Word for word, print each line of the listing below; pictures stay out.
::::
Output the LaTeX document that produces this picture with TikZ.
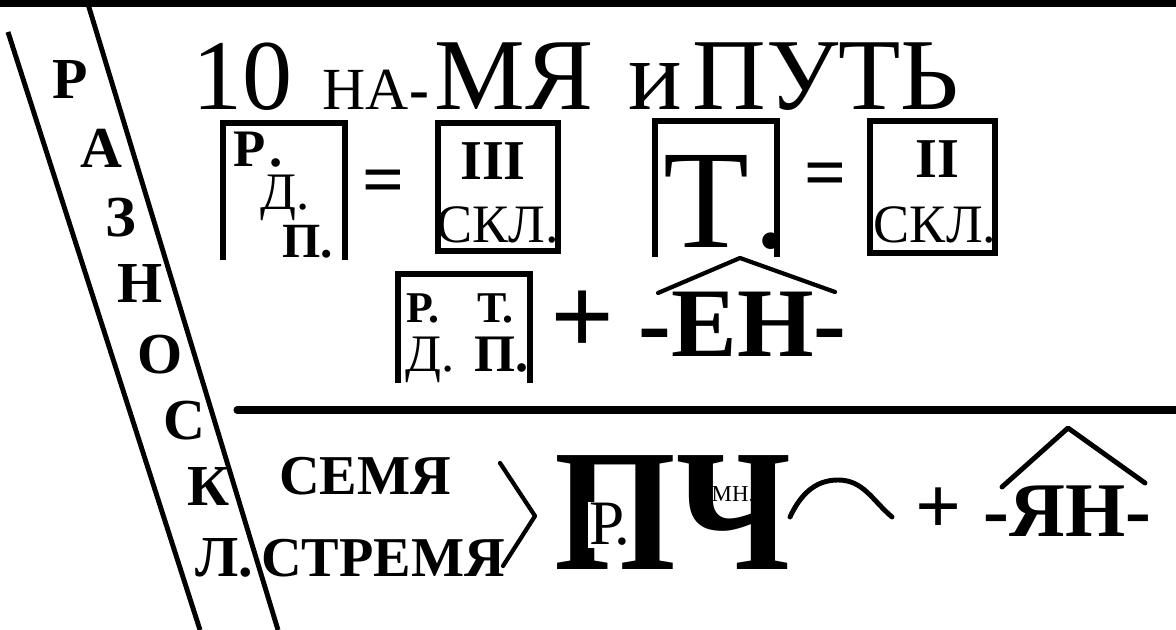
\documentclass[tikz,border=0pt]{standalone}
\usepackage{fontspec}
\setmainfont{Liberation Serif}
\usepackage{tikz}

\begin{document}
\begin{tikzpicture}[every node/.style={inner sep=0pt},
fs/.style={font=\fontsize{#1}{#1}\selectfont},
bfs/.style={font=\bfseries\fontsize{#1}{#1}\selectfont},
rule/.style={line width=2pt},
frame/.style={line width=1.7pt},
hat/.style={line width=1.2pt,line join=round,line cap=round}]
\useasboundingbox (0,0) rectangle (11.76,6.30);
\draw[rule](0,6.26)--(11.76,6.26);
\draw[line width=1.4pt](0.08,5.98)--(2.00,0)
(0.88,6.26)--(2.78,0);
\draw[rule,line cap=round](2.37,2.20)--(11.76,2.20);
\path[bfs=16.5]
(0.70,5.50)node(lR){Р}
(1.01,4.82)node(lA){А}
(1.21,4.12)node(lZ){З}
(1.40,3.46)node(lN){Н}
(1.60,2.75)node(lO){О}
(1.84,2.09)node(lS){С}
(2.09,1.43)node(lK){К}
(2.24,0.72)node(lL){Л.};
\path
(1.92,5.20)node[anchor=base west,fs=28.5](t10){10}
(3.22,5.20)node[anchor=base west,fs=17](tna){НА\textbf{-}}
(4.34,5.20)node[anchor=base west,fs=29](tmya){МЯ}
(6.28,5.20)node[anchor=base west,fs=28.5](ti){и}
(6.92,5.20)node[anchor=base west,fs=29](tput){ПУТЬ};
\draw[frame](2.23,3.70)--(2.23,5.07)--(3.45,5.07)--(3.45,3.70);
\draw[frame](4.38,5.07)rectangle(5.58,3.79);
\draw[frame](6.55,3.73)--(6.55,5.09)--(7.77,5.09)--(7.77,3.73);
\draw[frame](8.70,5.09)rectangle(9.95,3.77);
\draw[frame](3.98,2.47)--(3.98,3.56)--(5.30,3.56)--(5.30,2.47);
\path
(2.33,4.63)node[anchor=base west,bfs=15](br){Р\kern1pt.}
(2.60,4.20)node[anchor=base west,fs=15](bd){Д.}
(2.82,3.72)node[anchor=base west,bfs=14](bp){П.}
(3.84,4.43)node[bfs=21](eqa){=}
(4.93,4.50)node[anchor=base,bfs=16](three){III}
(4.98,3.87)node[anchor=base,fs=15.4](sklA){СКЛ.}
(6.63,3.82)node[anchor=base west,fs=40](bt){Т\kern1pt.}
(8.26,4.50)node[bfs=21](eqb){=}
(9.37,4.52)node[anchor=base,bfs=16](two){II}
(9.35,3.87)node[anchor=base,fs=15.4](sklB){СКЛ.};
\draw[hat](6.58,3.37)--(7.40,3.72)--(8.35,3.38);
\path
(4.06,3.07)node[anchor=base west,bfs=12.5](cr){Р.}
(4.77,3.07)node[anchor=base west,bfs=12.5](ct){Т.}
(4.05,2.58)node[anchor=base west,fs=15](cd){Д.}
(4.74,2.58)node[anchor=base west,bfs=15](cp){П.}
(5.83,3.07)node[bfs=32](plA){+}
(6.38,2.73)node[anchor=base west,bfs=28](en){-ЕН-};
\path
(3.65,1.35)node[anchor=base,bfs=16](semya){СЕМЯ}
(3.83,0.53)node[anchor=base,bfs=16](stremya){СТРЕМЯ};
\draw[hat](5.00,1.67)--(5.35,1.14)--(5.03,0.64);
\path
(6.73,0.60)node[anchor=base,bfs=49.5,xscale=0.9](pch){ПЧ}
(5.87,0.85)node[anchor=base west,fs=18,fill=white,inner sep=0.5pt](pr){Р\kern-3pt.}
(7.11,1.28)node[anchor=base west,fs=6.5](mn){МН.};
\draw[hat,line width=1.4pt](7.90,1.13)to[out=65,in=180](8.38,1.50)to[out=0,in=140](8.92,1.13);
\path
(9.39,1.19)node[bfs=23](plB){+}
(9.83,0.93)node[anchor=base west,bfs=22](yan){-ЯН-};
\draw[hat,line width=1.4pt](10.02,1.43)--(10.68,2.02)--(11.45,1.47);
\end{tikzpicture}
\end{document}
::::
» **Completed exercise**
Output the LaTeX document that produces this picture with TikZ.
\documentclass[tikz,border=0pt]{standalone}
\usepackage{fontspec}
\setmainfont{Liberation Serif}
\usepackage{tikz}

\begin{document}
\begin{tikzpicture}[every node/.style={inner sep=0pt},
fs/.style={font=\fontsize{#1}{#1}\selectfont},
bfs/.style={font=\bfseries\fontsize{#1}{#1}\selectfont},
rule/.style={line width=2pt},
frame/.style={line width=1.7pt},
hat/.style={line width=1.2pt,line join=round,line cap=round}]
\useasboundingbox (0,0) rectangle (11.76,6.30);
\draw[rule](0,6.26)--(11.76,6.26);
\draw[line width=1.4pt](0.08,5.98)--(2.00,0)
(0.88,6.26)--(2.78,0);
\draw[rule,line cap=round](2.37,2.20)--(11.76,2.20);
\path[bfs=16.5]
(0.70,5.50)node(lR){Р}
(1.01,4.82)node(lA){А}
(1.21,4.12)node(lZ){З}
(1.40,3.46)node(lN){Н}
(1.60,2.75)node(lO){О}
(1.84,2.09)node(lS){С}
(2.09,1.43)node(lK){К}
(2.24,0.72)node(lL){Л.};
\path
(1.92,5.20)node[anchor=base west,fs=28.5](t10){10}
(3.22,5.20)node[anchor=base west,fs=17](tna){НА\textbf{-}}
(4.34,5.20)node[anchor=base west,fs=29](tmya){МЯ}
(6.28,5.20)node[anchor=base west,fs=28.5](ti){и}
(6.92,5.20)node[anchor=base west,fs=29](tput){ПУТЬ};
\draw[frame](2.23,3.70)--(2.23,5.07)--(3.45,5.07)--(3.45,3.70);
\draw[frame](4.38,5.07)rectangle(5.58,3.79);
\draw[frame](6.55,3.73)--(6.55,5.09)--(7.77,5.09)--(7.77,3.73);
\draw[frame](8.70,5.09)rectangle(9.95,3.77);
\draw[frame](3.98,2.47)--(3.98,3.56)--(5.30,3.56)--(5.30,2.47);
\path
(2.33,4.63)node[anchor=base west,bfs=15](br){Р\kern1pt.}
(2.60,4.20)node[anchor=base west,fs=15](bd){Д.}
(2.82,3.72)node[anchor=base west,bfs=14](bp){П.}
(3.84,4.43)node[bfs=21](eqa){=}
(4.93,4.50)node[anchor=base,bfs=16](three){III}
(4.98,3.87)node[anchor=base,fs=15.4](sklA){СКЛ.}
(6.63,3.82)node[anchor=base west,fs=40](bt){Т\kern1pt.}
(8.26,4.50)node[bfs=21](eqb){=}
(9.37,4.52)node[anchor=base,bfs=16](two){II}
(9.35,3.87)node[anchor=base,fs=15.4](sklB){СКЛ.};
\draw[hat](6.58,3.37)--(7.40,3.72)--(8.35,3.38);
\path
(4.06,3.07)node[anchor=base west,bfs=12.5](cr){Р.}
(4.77,3.07)node[anchor=base west,bfs=12.5](ct){Т.}
(4.05,2.58)node[anchor=base west,fs=15](cd){Д.}
(4.74,2.58)node[anchor=base west,bfs=15](cp){П.}
(5.83,3.07)node[bfs=32](plA){+}
(6.38,2.73)node[anchor=base west,bfs=28](en){-ЕН-};
\path
(3.65,1.35)node[anchor=base,bfs=16](semya){СЕМЯ}
(3.83,0.53)node[anchor=base,bfs=16](stremya){СТРЕМЯ};
\draw[hat](5.00,1.67)--(5.35,1.14)--(5.03,0.64);
\path
(6.73,0.60)node[anchor=base,bfs=49.5,xscale=0.9](pch){ПЧ}
(5.87,0.85)node[anchor=base west,fs=18,fill=white,inner sep=0.5pt](pr){Р\kern-3pt.}
(7.11,1.28)node[anchor=base west,fs=6.5](mn){МН.};
\draw[hat,line width=1.4pt](7.90,1.13)to[out=65,in=180](8.38,1.50)to[out=0,in=140](8.92,1.13);
\path
(9.39,1.19)node[bfs=23](plB){+}
(9.83,0.93)node[anchor=base west,bfs=22](yan){-ЯН-};
\draw[hat,line width=1.4pt](10.02,1.43)--(10.68,2.02)--(11.45,1.47);
\end{tikzpicture}
\end{document}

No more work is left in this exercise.